Selon lui, l’affaire catalane illustre la nécessité d’un budget de la zone euro qui permettrait « de muscler l’investissement et faire davantage converger les économies ». Rappelant qu’il militait pour cette avancée depuis 2013, il s’est montré optimiste : « Je pense qu’il y a aujourd’hui une fenêtre d’opportunité qui n’existait pas ces dernières années. » Et de citer « la victoire d’Emmanuel Macron, l’orientation européenne d’Angela Merkel et la volonté politique de la commission Juncker ».

C’est, selon M. Moscovici, au sommet de la zone euro en juin 2018 qu’une feuille de route pourrait se dessiner sur plusieurs années.

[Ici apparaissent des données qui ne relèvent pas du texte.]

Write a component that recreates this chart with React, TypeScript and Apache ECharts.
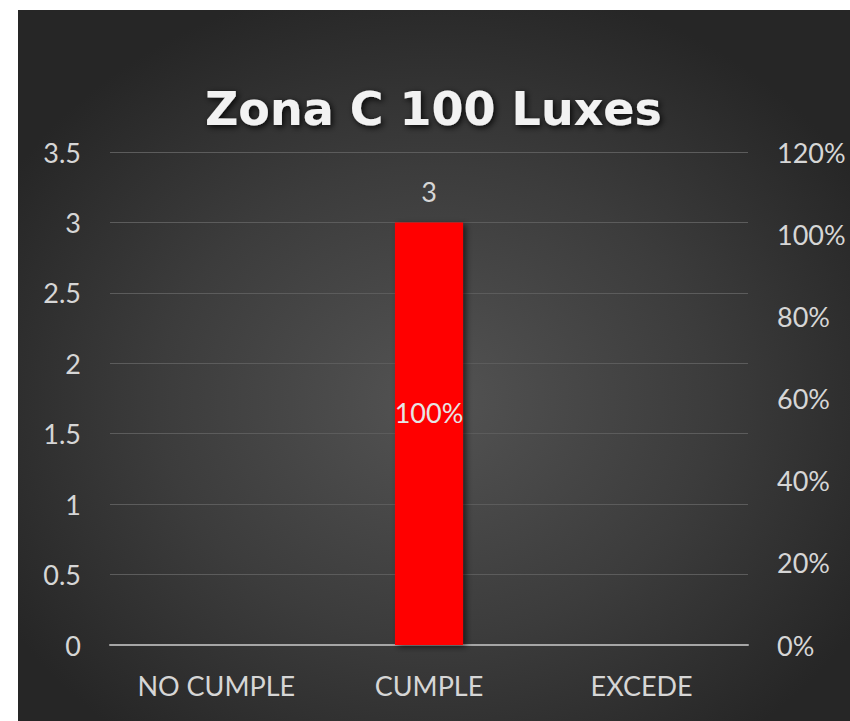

Mais certaines décisions pourraient aller plus vite que d’autres. « La création d’un poste de ministre des finances de la zone euro, qui serait aussi président de l’Eurogroupe, ça peut se faire immédiatement et sans traité », a-t-il fait valoir.

Hostile à la suppression de l’ISF

Interrogé sur la politique française, Pierre Moscovici a critiqué, à titre personnel, la suppression de l’Impôt sur la fortune (ISF) qui sera prochainement remplacé par un impôt sur la fortune immobilière.

« Je pense qu’il faut être capable de marier la liberté économique et le combat contre les inégalités. Or, les inégalités sont extrêmement concentrées dans ce pays et l’ISF est l’un des rares impôts anti-rente dont nous disposons », a-t-il déclaré.

M. Moscovici s’en est par ailleurs vivement pris à Jean-Luc Mélenchon et aux « insoumis » qui ont tenté grâce à un amendement au règlement de l’Assemblée nationale de faire retirer le drapeau européen de l’hémicycle. « Le drapeau européen n’est pas le drapeau d’une entité qui nous est extérieure, c’est notre drapeau », a-t-il souligné en dénonçant « le nationalisme rampant, le refus de l’Europe » de La France insoumise. « Une gauche qui n’est pas européenne n’est pas de gauche, c’est une gauche qui se situe en dehors du champ de la réalité », a-t-il encore accusé.

Le commissaire européen, dont le mandat expire en 2019, entend à l’évidence peser dans la reconstruction de la gauche. « Je ne prendrai pas ma retraite en 2019 », a prévenu M. Moscovici en faisant valoir sa triple expérience européenne, française et d’homme de gauche.